- The financial performance of Flour Mills of Nigeria Plc (FMN) suffered from the temporary tough operating environment in HY1 2018
- The gridlock in the Apapa area of Lagos, where the company has its main business operations, increased the cost of running the business and increased delivery time. FSDH Research expects the traffic to ease when the current road construction in the area is completed
- The weak purchasing power and the weak economic performance in the country also had negative impacts on the operations of the company
- FMN invested in high-profit-margin businesses in the last few years. FSDH Research expects these businesses to contribute to the financial performance of the company in the next five years
- The company reduced the selling price on some of its products in response to the drop in some major input costs and to enable it to gain more market share
- The restructuring of debts through the proceeds from the Rights Issue has reduced the finance costs. The company will have the full benefits of this going forward.
- FMN has been able to align itself with the agriculture agenda of the Federal Government of Nigeria, which enables it to consolidate its position in the food product and ancillary businesses
- The company has also entered into a strategic partnership with Corteva Agriscience, agriculture division of DowDuPont in order to improve farm yields
- We estimate a dividend per share of N1.04 for the FY 2019
- Our fair value of the shares of FMN is N49.90
- Our target price is N32.00
1.0 Results Analysis
1.1 HY1 2018 Performance Analysis:
The financial performance of Flour Mills of Nigeria Plc (FMN) suffered from the temporary tough operating environment in HY1 2018. The gridlock in the Apapa area of Lagos, where the company has its main business operations has increased the cost of running the business and increased delivery time. The weak purchasing power and the weak economic performance in Nigeria have had negative impacts on the operations of the company. The company reduced the selling price on some of its products in response to the drop in some major input costs and to enable it to gain more market share. The restructuring of debts through the proceeds from the Rights Issue reduced the finance costs.

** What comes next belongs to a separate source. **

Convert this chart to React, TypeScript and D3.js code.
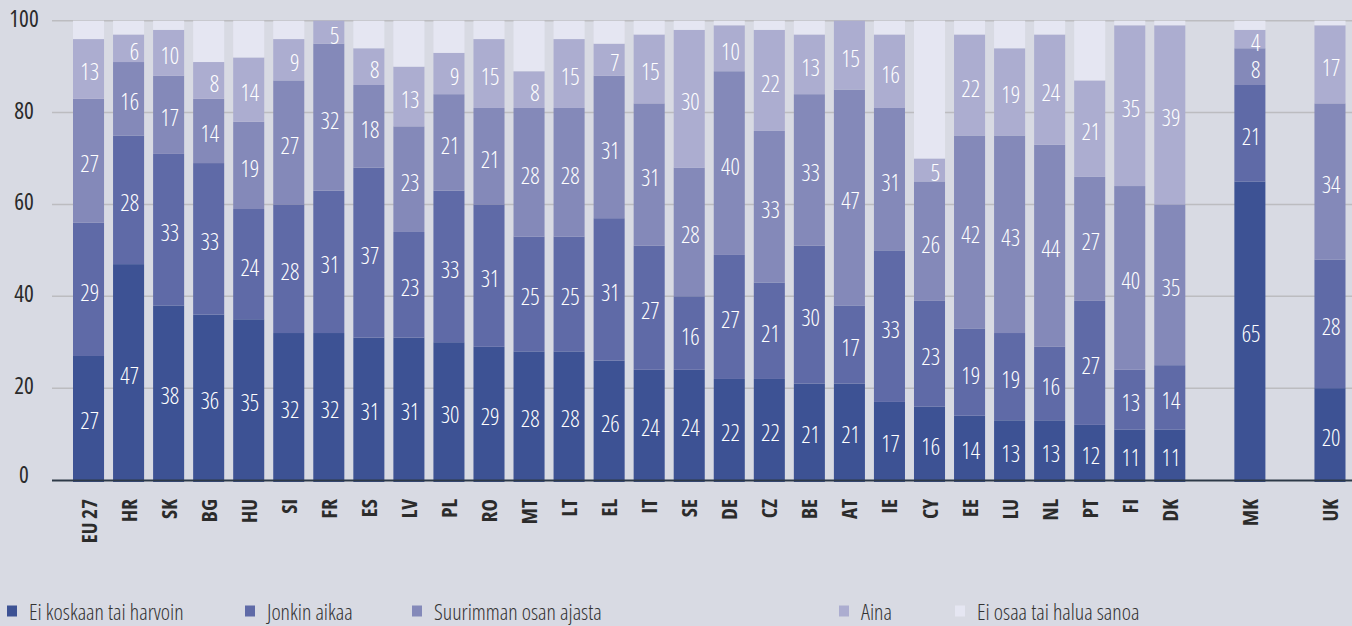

The unaudited HY1 2018 result for the period ended September 2018, shows that Turnover (T/O) decreased by 9.62% to N269.74bn, compared with N298.44bn in HY1 2017. The drop in revenue was as a result of the company’s strategy to focus on market leadership. This means an increase in the volume of sales in some product categories at lower selling prices in response to lower input cost. Thus, customers received more value for their money. Our analysis of the company’s revenue by business segment shows that food accounted for 64% of the company’s total revenue as shown in table 4 below. The company’s cost of sales (COS) decreased by 9.63% to N237.62bn from N262.93bn in HY1 2017. Despite the decline in COS, gross profit decreased by 9.56% to N32.12bn in HY1 2018 from N35.51bn in HY1 2017. Its COS as a percentage of T/O remained flat at 88.09% in HY1 2018 from 88.10% in HY1 2017. Flour Mill’s administrative, selling and distribution expenses increased by 25.71% to N13.98bn. The company said it was mostly as a result of increased marketing activities geared to boost the top line. FSDH Research believes the difficulties in moving goods around the country especially in Apapa because of the bad transportation system contributed to this. However, reconstruction work is going on to ease traffic in the area. These expenses as a percentage of T/O increased to 5.18% in HY1 2018 from 3.73% in HY1 2017. The company’s Earnings Before Interest and Tax (EBIT) decreased by 34.71% to N19.24bn from N29.47bn in HY1 2017.
The company recorded a net finance charge of N10.94bn in HY1 2018, a decrease of 31.60% from N15.99bn in HY1 2017. This was a reflection of debt refinancing through the Rights Issue as well as a drop in interest rate in the market. The Profit Before Tax (PBT) fell by 38.40% to N8.30bn in HY1 2018 from N13.48bn recorded in HY1 2017. The company’s tax provision also decreased by 21.57% to N3.23bn in HY1 2018 from N4.12bn in HY1 2017. The Profit After Tax (PAT) was N5.07bn in HY1 2018, from N9.36bn in HY1 2017, representing a decrease of 45.81%.
The GP margin increased marginally to 11.91% in HY1 2018 from 11.90% in HY1 2017, while the EBIT margin decreased to 7.11% from 9.88%. Similarly, the PBT margin decreased to 3.08% from 4.52% while the PAT margin decreased to 1.88% in HY1 2018, down from 3.13%.